Bukan kali pertama bila serang khalifah memercayai juru ramal berdasarkan objek langit. Pada masa dinasti sebelumnya, terutama Abbasiyah, penggunaan peramal pernah terjadi. Tapi tak sedikit pula ketika ada pendahulu yang memakai jasa peramal tersebut, khalifah pelanjutnya melarang dan menghukum keras para pelaku. Di tengah zaman yang sudah benderang dengan rasionalitas pada era Ottoman, semestinya kajian menyelidiki benda di langit dicukupkan sebagai sebuah kegiatan yang tak menyentuh wilayah supranatural esok hari.
Barangkali atas dasar pemikiran yang terlampau “menggantungkan” nasib esok hari pada benda langit itulah yang membuat ulama terpandang semasa Taqi al-Din memprotes keras pada Murad III. Syeikhul Islam Kaduzade namanya. Tak hanya aktivitas meramal, bahkan sang syekh meyakinkan Murad III agar menutup observatorium, tempat aktivitas para astronom sekaligus astrolog seperti Taqi al-Din.

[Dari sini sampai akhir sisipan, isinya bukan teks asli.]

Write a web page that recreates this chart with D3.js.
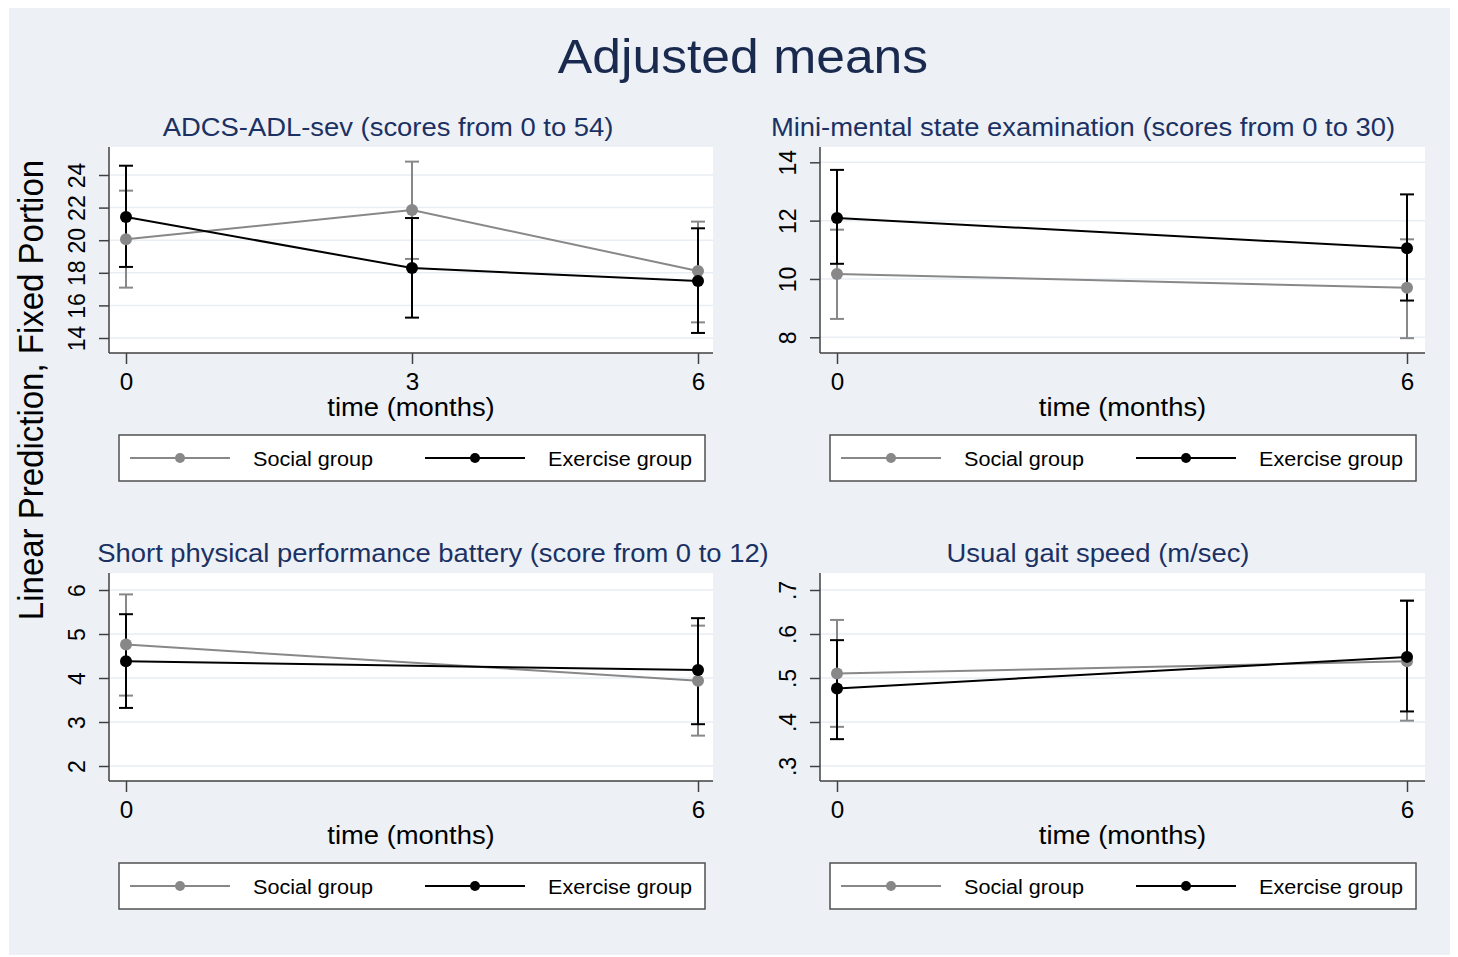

Alasannya, masih dikutip dari karya Freely di atas, “observatorium akan membawa malapetaka bagi dunia karena mencampuri rahasia alam.”

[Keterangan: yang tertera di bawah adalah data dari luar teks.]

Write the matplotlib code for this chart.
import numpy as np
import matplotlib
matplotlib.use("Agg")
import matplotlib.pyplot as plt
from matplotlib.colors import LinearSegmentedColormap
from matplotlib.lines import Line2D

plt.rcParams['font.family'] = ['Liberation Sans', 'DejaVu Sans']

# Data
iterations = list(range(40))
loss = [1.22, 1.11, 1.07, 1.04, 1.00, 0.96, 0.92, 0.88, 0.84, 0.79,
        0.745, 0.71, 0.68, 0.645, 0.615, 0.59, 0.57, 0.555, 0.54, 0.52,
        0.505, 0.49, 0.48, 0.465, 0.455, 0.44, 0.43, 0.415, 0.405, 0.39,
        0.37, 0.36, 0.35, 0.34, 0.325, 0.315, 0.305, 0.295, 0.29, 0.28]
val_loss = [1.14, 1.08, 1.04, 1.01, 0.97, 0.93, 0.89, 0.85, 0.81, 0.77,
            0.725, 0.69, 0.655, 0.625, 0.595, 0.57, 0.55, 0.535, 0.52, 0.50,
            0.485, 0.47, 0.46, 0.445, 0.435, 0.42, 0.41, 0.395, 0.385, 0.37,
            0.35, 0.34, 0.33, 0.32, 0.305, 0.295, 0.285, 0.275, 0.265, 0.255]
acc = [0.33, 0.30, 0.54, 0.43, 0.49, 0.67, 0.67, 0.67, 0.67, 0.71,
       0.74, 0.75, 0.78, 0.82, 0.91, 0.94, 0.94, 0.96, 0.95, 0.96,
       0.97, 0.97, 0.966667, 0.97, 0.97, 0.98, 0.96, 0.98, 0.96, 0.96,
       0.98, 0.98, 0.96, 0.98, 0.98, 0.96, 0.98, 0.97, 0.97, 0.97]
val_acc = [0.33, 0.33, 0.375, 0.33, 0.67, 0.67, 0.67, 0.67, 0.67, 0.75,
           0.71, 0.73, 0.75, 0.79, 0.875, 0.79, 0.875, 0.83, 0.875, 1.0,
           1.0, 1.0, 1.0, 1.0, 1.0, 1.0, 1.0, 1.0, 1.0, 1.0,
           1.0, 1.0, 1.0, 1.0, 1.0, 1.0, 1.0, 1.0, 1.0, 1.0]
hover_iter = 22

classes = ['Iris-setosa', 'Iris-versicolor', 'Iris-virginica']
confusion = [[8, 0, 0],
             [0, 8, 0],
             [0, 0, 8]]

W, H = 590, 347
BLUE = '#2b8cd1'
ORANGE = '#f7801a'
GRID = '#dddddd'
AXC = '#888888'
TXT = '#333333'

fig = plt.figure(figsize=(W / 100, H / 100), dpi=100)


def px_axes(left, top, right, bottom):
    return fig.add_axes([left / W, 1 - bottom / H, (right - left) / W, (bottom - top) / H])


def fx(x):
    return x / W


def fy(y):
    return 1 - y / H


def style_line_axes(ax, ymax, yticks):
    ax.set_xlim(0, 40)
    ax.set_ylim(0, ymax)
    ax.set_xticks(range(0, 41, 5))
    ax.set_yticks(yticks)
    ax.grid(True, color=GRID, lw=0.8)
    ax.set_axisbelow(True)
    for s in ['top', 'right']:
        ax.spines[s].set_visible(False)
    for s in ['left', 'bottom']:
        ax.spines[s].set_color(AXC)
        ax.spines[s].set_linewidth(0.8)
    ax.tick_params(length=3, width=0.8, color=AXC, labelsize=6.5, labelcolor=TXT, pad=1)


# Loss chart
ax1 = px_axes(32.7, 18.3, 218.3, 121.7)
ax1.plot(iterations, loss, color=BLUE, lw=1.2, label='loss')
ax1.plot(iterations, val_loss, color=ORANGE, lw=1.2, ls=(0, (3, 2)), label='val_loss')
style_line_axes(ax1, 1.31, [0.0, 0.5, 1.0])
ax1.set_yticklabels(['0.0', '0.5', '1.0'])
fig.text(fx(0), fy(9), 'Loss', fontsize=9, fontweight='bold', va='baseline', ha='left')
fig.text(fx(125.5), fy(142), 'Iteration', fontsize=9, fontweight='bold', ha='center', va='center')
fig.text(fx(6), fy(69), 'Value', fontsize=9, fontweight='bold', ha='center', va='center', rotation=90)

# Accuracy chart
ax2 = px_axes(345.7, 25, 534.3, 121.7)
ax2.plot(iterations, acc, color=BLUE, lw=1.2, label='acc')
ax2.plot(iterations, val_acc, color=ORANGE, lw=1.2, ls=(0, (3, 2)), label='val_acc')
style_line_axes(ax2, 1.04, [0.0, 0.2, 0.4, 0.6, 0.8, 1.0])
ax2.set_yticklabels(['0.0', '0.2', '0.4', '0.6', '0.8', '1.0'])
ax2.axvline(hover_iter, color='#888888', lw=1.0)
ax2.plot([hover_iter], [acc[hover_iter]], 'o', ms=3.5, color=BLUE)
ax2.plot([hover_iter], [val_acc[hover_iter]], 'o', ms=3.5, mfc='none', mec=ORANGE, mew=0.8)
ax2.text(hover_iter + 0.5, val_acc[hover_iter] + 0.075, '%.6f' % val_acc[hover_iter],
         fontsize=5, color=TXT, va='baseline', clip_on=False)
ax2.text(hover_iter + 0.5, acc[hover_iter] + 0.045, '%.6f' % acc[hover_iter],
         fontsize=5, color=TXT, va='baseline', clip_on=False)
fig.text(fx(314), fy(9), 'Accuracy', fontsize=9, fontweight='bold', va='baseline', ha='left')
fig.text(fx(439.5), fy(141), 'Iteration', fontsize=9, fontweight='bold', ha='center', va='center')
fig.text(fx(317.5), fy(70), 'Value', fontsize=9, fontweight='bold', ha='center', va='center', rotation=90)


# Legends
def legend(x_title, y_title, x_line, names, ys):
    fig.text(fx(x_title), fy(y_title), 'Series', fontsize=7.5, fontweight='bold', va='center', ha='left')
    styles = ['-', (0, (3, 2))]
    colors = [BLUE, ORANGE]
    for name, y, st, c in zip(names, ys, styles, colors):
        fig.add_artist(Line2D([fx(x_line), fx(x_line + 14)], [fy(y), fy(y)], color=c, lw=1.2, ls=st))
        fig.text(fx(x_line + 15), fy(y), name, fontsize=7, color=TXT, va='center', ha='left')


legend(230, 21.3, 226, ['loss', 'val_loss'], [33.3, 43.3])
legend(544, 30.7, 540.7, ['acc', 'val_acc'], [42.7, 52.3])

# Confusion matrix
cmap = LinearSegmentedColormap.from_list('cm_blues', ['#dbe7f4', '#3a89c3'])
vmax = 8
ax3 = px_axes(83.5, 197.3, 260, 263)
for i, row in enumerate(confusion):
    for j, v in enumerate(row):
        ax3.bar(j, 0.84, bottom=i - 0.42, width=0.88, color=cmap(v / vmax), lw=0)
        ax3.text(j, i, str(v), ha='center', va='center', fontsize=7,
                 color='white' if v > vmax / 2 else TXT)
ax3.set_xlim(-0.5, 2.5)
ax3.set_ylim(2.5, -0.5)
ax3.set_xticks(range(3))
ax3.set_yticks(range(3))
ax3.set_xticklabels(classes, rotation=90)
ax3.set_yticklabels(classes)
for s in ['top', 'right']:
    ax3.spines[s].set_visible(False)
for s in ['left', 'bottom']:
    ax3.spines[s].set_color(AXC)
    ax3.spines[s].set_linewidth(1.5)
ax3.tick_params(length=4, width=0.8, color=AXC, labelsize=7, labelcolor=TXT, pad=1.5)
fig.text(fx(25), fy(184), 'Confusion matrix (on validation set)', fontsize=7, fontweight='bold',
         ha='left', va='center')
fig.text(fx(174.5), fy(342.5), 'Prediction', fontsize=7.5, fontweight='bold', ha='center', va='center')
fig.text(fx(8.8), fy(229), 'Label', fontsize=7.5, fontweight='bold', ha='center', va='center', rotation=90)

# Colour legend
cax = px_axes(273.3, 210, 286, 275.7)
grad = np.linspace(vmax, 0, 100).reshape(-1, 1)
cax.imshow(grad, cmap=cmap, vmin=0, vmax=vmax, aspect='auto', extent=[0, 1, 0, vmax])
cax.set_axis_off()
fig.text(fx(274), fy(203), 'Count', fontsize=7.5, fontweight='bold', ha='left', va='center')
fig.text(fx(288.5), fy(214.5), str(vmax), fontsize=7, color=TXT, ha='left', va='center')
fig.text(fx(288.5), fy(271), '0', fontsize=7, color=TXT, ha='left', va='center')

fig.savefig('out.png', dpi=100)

Khalifah sepertinya insyaf. Terjadilah kemudian titahnya kepada para anak buah untuk mengikuti seruan Kaduzade. Pada 22 Januari 1580, observatorium tempat bekerja Taqi al-Din dihancurkan! Kata Freely, “menghentikan riset astronomi di kekaisaran Ottoman, tepat di saat astronom-astronom Eropa mulai membuat penemuan-penemuan yang kemudian mengarah pada bangkitnya Revolusi Sains dan lahirnya sains modern.”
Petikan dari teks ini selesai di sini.